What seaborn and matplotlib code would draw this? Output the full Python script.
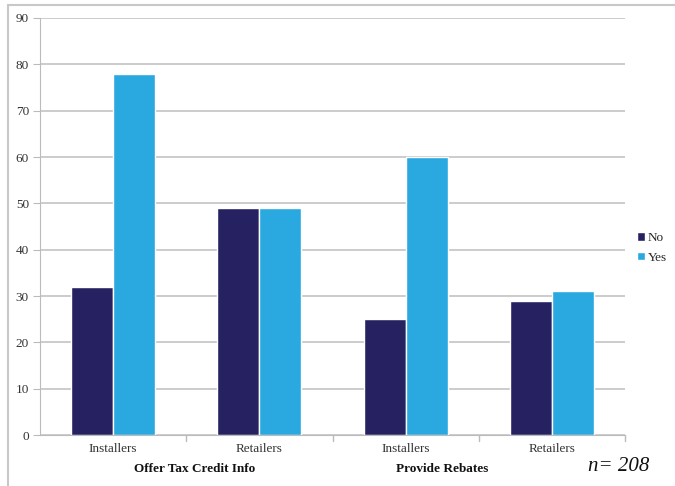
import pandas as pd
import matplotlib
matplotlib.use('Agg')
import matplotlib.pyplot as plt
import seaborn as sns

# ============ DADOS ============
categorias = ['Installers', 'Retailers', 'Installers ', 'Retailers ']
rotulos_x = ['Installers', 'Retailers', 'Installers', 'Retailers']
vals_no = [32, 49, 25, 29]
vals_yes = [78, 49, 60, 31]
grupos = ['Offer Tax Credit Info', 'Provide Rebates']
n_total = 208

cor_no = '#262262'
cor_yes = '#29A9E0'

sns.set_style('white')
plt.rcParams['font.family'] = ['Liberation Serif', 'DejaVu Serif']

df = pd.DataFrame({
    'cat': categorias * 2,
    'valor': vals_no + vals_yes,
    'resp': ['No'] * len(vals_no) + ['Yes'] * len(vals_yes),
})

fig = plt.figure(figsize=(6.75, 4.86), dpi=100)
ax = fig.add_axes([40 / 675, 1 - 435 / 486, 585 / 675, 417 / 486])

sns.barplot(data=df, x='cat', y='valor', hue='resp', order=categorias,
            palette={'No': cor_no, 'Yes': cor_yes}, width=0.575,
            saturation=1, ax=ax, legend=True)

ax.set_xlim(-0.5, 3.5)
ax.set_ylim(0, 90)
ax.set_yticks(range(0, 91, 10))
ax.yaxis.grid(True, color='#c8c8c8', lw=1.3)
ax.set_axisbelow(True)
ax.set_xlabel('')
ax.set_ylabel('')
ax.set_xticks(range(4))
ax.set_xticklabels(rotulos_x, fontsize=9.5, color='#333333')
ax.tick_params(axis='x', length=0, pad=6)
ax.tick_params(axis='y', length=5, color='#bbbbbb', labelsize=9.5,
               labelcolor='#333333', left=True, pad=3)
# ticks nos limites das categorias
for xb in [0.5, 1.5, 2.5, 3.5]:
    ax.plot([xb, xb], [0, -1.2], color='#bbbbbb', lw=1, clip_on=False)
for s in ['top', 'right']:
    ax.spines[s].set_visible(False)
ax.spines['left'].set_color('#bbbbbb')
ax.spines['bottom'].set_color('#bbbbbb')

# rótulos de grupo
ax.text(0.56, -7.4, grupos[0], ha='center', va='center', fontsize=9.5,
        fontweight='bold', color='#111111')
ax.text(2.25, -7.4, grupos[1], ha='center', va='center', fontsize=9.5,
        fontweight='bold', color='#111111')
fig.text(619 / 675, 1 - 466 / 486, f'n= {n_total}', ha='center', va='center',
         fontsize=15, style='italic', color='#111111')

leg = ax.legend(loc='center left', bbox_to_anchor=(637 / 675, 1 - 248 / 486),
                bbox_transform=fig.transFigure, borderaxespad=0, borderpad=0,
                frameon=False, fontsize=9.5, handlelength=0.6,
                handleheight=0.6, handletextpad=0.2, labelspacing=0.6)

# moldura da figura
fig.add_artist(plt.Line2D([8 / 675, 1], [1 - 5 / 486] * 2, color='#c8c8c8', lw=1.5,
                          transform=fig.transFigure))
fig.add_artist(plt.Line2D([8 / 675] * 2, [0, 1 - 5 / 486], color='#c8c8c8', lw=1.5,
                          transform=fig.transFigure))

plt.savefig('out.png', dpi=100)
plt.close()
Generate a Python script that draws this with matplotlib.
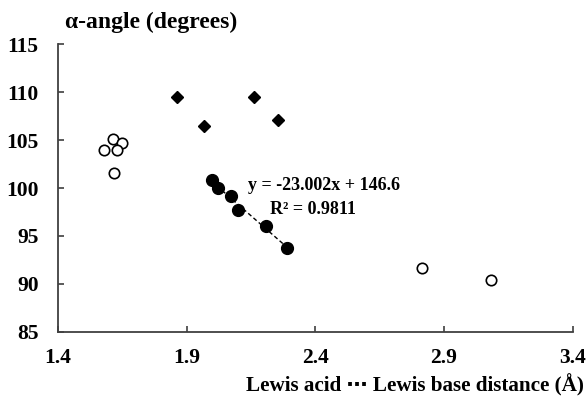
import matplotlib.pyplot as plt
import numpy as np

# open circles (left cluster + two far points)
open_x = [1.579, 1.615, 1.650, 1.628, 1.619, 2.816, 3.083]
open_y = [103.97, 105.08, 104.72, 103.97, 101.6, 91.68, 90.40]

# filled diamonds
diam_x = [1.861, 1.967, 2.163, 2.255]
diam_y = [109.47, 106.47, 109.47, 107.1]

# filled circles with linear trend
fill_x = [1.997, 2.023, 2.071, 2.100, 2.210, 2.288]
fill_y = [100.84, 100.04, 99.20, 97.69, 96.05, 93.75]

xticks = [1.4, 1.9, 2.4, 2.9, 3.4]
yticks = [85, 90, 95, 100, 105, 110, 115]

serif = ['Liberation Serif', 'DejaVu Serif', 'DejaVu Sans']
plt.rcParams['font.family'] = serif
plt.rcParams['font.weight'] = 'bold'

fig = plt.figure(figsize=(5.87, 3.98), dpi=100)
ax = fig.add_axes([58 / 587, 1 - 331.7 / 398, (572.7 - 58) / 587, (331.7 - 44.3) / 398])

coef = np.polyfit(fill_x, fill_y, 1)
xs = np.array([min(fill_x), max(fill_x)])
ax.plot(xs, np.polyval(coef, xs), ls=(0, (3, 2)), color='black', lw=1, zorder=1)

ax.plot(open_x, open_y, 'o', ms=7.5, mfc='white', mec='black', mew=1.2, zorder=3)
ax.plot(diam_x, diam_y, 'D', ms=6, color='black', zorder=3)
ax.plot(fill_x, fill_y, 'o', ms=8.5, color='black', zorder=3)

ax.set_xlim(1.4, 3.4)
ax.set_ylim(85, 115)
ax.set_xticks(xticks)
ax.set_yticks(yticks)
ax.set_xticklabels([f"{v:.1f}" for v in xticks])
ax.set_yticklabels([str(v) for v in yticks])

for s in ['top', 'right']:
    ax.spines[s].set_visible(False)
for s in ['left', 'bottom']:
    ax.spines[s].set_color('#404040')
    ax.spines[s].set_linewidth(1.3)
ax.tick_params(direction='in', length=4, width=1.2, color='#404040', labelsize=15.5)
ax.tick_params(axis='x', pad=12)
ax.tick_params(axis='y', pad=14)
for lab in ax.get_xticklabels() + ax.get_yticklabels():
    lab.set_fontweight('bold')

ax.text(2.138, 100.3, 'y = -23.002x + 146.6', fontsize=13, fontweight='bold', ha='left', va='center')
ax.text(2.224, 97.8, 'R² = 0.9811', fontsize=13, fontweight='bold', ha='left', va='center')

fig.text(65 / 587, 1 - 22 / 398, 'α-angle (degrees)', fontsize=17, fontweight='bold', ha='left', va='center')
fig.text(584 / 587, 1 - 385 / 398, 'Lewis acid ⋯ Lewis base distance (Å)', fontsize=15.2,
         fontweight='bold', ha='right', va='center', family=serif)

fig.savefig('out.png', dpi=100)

WHAT THE TASK ASKS: Repeat, with no pictures, each line from the beginning of the data through the line containing "import seaborn as sns", inclusive.

SOLVED PROBLEM:
What seaborn and matplotlib code would draw this? Output the full Python script.
import pandas as pd
import matplotlib
matplotlib.use('Agg')
import matplotlib.pyplot as plt
import seaborn as sns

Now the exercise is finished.